═══ LISTING ═══

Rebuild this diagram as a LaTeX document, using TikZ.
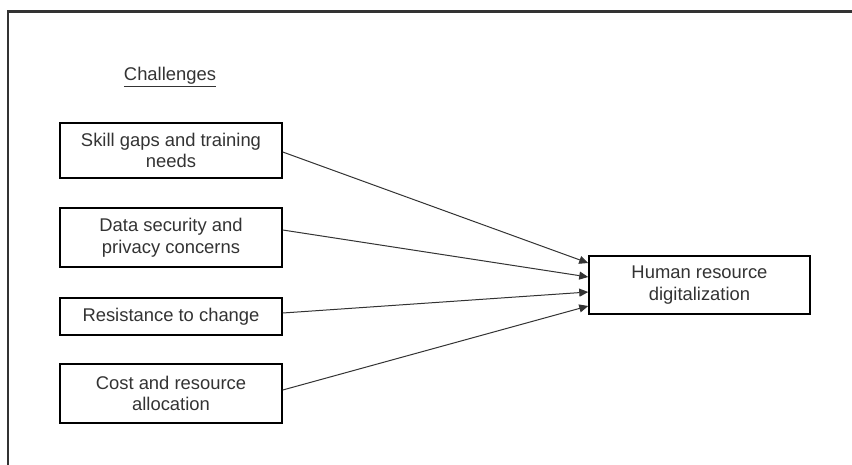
\documentclass[tikz,border=0pt]{standalone}
\usepackage{fontspec}
\setmainfont{Liberation Sans}
\usetikzlibrary{arrows.meta}
\definecolor{ink}{HTML}{333333}
\begin{document}
\begin{tikzpicture}[x=1pt,y=-1pt,
  box/.style={draw=black, line width=1.5pt, inner sep=0pt, align=center,
    text=ink, font=\fontsize{18.4}{21.5}\selectfont, minimum width=222pt},
  link/.style={draw=ink, line width=1pt, -{Triangle[length=9pt,width=8pt]}},
  frame/.style={draw=black!80, line width=2.2pt}]
  \useasboundingbox (0,0) rectangle (852,464);
  % outer frame, running off the right and bottom edges
  \draw[frame] (8,470) -- (8,11.5) -- (860,11.5);

  % heading
  \node[text=ink, font=\fontsize{18.4}{21.5}\selectfont] (title) at (170,77) {\underline{Challenges}};

  % challenge boxes
  \node[box, minimum height=55pt] (skill) at (171,150.5) {Skill gaps and training\\needs};
  \node[box, minimum height=59pt] (data) at (171,237.5) {Data security and\\privacy concerns};
  \node[box, minimum height=37pt] (resist) at (171,316.5) {Resistance to change};
  \node[box, minimum height=59pt] (cost) at (171,393.5) {Cost and resource\\allocation};

  % target box
  \node[box, minimum width=221pt, minimum height=58pt] (hrd) at (699.5,285) {Human resource\\digitalization};

  % connectors
  \draw[link] ([yshift=-1.5pt]skill.east) -- ([yshift=22pt]hrd.west);
  \draw[link] ([yshift=7.5pt]data.east) -- ([yshift=8pt]hrd.west);
  \draw[link] ([yshift=3.5pt]resist.east) -- ([yshift=-7pt]hrd.west);
  \draw[link] ([yshift=3.5pt]cost.east) -- ([yshift=-21pt]hrd.west);
\end{tikzpicture}
\end{document}
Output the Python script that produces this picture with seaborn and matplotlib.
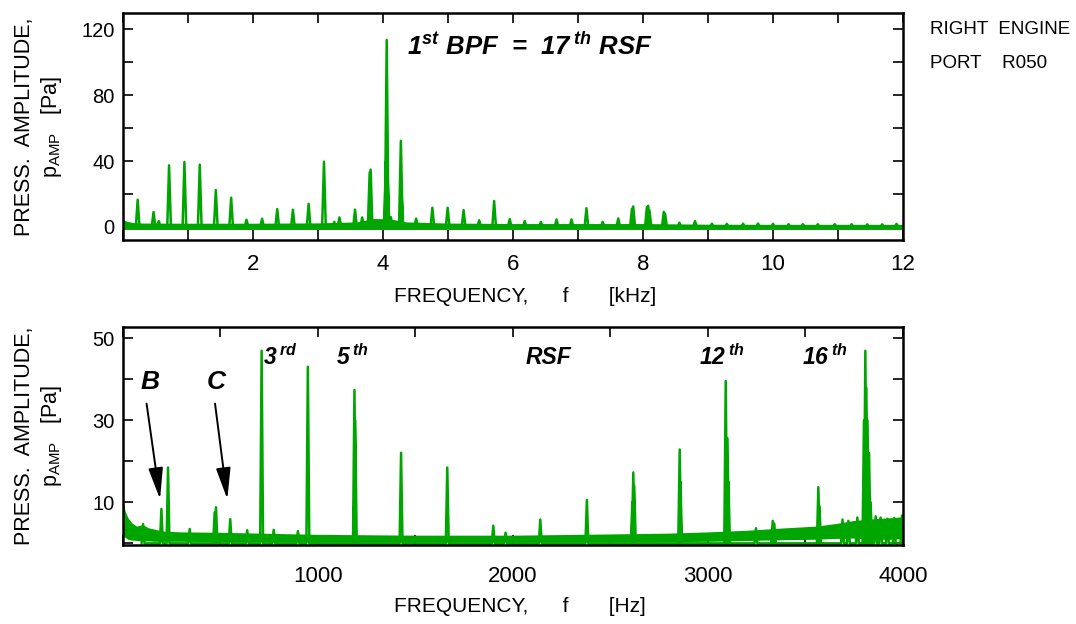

═══

• **TO BE DONE**: The records above are to be reproduced exactly; the pictures are to be left out.

• **TASK RESULT**:
Rebuild this diagram as a LaTeX document, using TikZ.
\documentclass[tikz,border=0pt]{standalone}
\usepackage{fontspec}
\setmainfont{Liberation Sans}
\usetikzlibrary{arrows.meta}
\definecolor{ink}{HTML}{333333}
\begin{document}
\begin{tikzpicture}[x=1pt,y=-1pt,
  box/.style={draw=black, line width=1.5pt, inner sep=0pt, align=center,
    text=ink, font=\fontsize{18.4}{21.5}\selectfont, minimum width=222pt},
  link/.style={draw=ink, line width=1pt, -{Triangle[length=9pt,width=8pt]}},
  frame/.style={draw=black!80, line width=2.2pt}]
  \useasboundingbox (0,0) rectangle (852,464);
  % outer frame, running off the right and bottom edges
  \draw[frame] (8,470) -- (8,11.5) -- (860,11.5);

  % heading
  \node[text=ink, font=\fontsize{18.4}{21.5}\selectfont] (title) at (170,77) {\underline{Challenges}};

  % challenge boxes
  \node[box, minimum height=55pt] (skill) at (171,150.5) {Skill gaps and training\\needs};
  \node[box, minimum height=59pt] (data) at (171,237.5) {Data security and\\privacy concerns};
  \node[box, minimum height=37pt] (resist) at (171,316.5) {Resistance to change};
  \node[box, minimum height=59pt] (cost) at (171,393.5) {Cost and resource\\allocation};

  % target box
  \node[box, minimum width=221pt, minimum height=58pt] (hrd) at (699.5,285) {Human resource\\digitalization};

  % connectors
  \draw[link] ([yshift=-1.5pt]skill.east) -- ([yshift=22pt]hrd.west);
  \draw[link] ([yshift=7.5pt]data.east) -- ([yshift=8pt]hrd.west);
  \draw[link] ([yshift=3.5pt]resist.east) -- ([yshift=-7pt]hrd.west);
  \draw[link] ([yshift=3.5pt]cost.east) -- ([yshift=-21pt]hrd.west);
\end{tikzpicture}
\end{document}
Output the Python script that produces this picture with seaborn and matplotlib.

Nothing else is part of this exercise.